Our World for this Moment.

In the Heidi book that I read over and over as a girl, Heidi’s invalid friend Clara visits the Swiss Mountains and becomes healed. These days, hiking in the New Mexico mountains, I keep thinking of this child’s book. In the high desert country, hiking through an aspen forest, I forget I’m in recovery, forget that scar on my abdomen, forget everything but the breeze against my cheeks, the desert sand and stone beneath my soles.

This is a family trip to see my aging father, with all the sweet and bittersweetness of family. Here’s hoping all of you are enjoying July wherever you might be. For me, too, these trips make the journey home happy.

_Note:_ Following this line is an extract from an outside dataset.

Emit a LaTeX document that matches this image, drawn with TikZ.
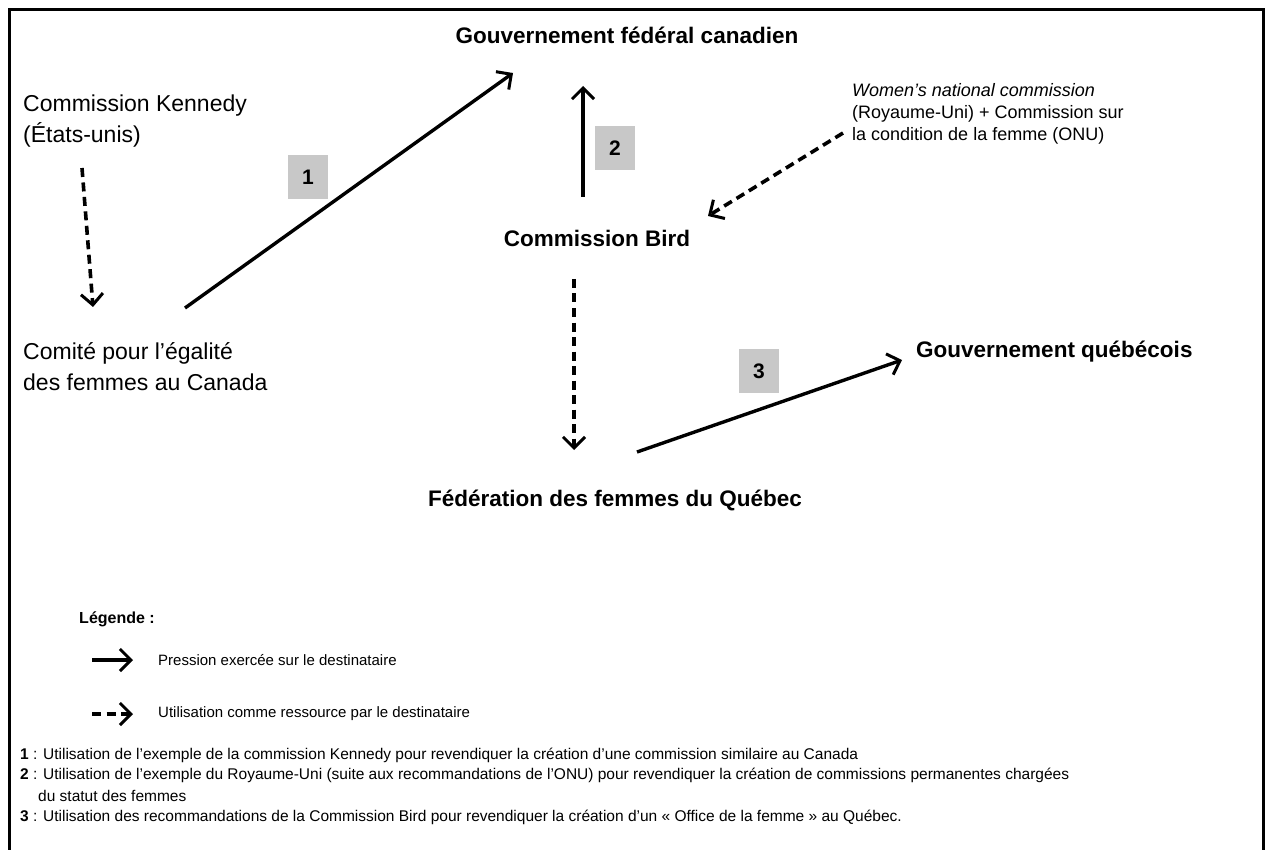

“If you take a flower in your hand and really look at it, it’s your world for a moment.”
― Georgia O’Keefe

Human chaos, the desert.

Galisteo, New Mexico

My daughter sends word of rain and more rain in our Vermont world. Meanwhile, on the other side of the continent, visiting my father in New Mexico, we’re amazed by the hues of green. The desert’s rainy this year, too. In the afternoon, I work outside while a storm blows in. In New Mexico’s wide skies, sooty clouds may lower and threaten and yield not a drop of water, blowing elsewhere, breaking or not.

In this quiet, edge-of-the-greenbelt place, news comes to us, the President now ill, an election teetering any which way. We do the everyday familiar things — drink coffee and eat dinner, play cards, talk about my mother’s recent death, about each one of us. After dark, the two girls and I stand outside in the dark in the cool rain, breathing in that ineffably sweet fragrance of the rain-damp desert. Wind shakes the junipers. Here, at fifty, I seem to be carrying a goblet of my life, the wind in the junipers one of the very first sounds I remember as a little girl, so many trips crisscross between Vermont and the desert, the enthusiasm of these young women with me who have seen so much of this world already, so eager they are for more, more of life. Later, when the girls are whispering and laughing in bed, the rain falling, the breeze blowing through the window, I feel that endless ancient desert around me, the calling coyotes, dwarfing for this moment even our human chaos.

Flight.

In the inky pre-dawn Next Mexico morning, my brother and I head back to the Santa Fe airport. He’s done this thing that somehow never hit my consciousness — rented a car like an Air BNB — which has been incredibly helpful. The sunrise spreads over the horizon, more golden than pink, while the three of us stand talking in the parking lot for just a moment. My brother hands over the keys, and then that’s done. The car’s owner leaves.

My brother and I have time. We can walk through the one-room Santa Fe airport in about three minutes — maybe six, including security. A half moon hangs above us. We kick around words for the phases of the moon, and he teases me, again, about what he claims is my overuse of the word gibbous in my first novel. As the wide Santa Fe sky morphs from black to blue, Orion fades.

On the short flight to Denver, my brother and I are separated by a few rows, each of us peering out the window at the Jemez mountains. We’re back in that enormous flow of airline travel, so many people going so many places, all that fuel and pollution eating up the planet. Not very long ago, people remained on the earth. But for these moments, suspended thousands of miles above the planet, I glimpse my brother and I as separate people but indelibly part of this great human stream, traveling to visit our old parents. Around us, everyone moves through their lives and stories.

The pilot ferries us above the mountains and through the clouds. As I walk into the airport, I say thank you, and I mean it.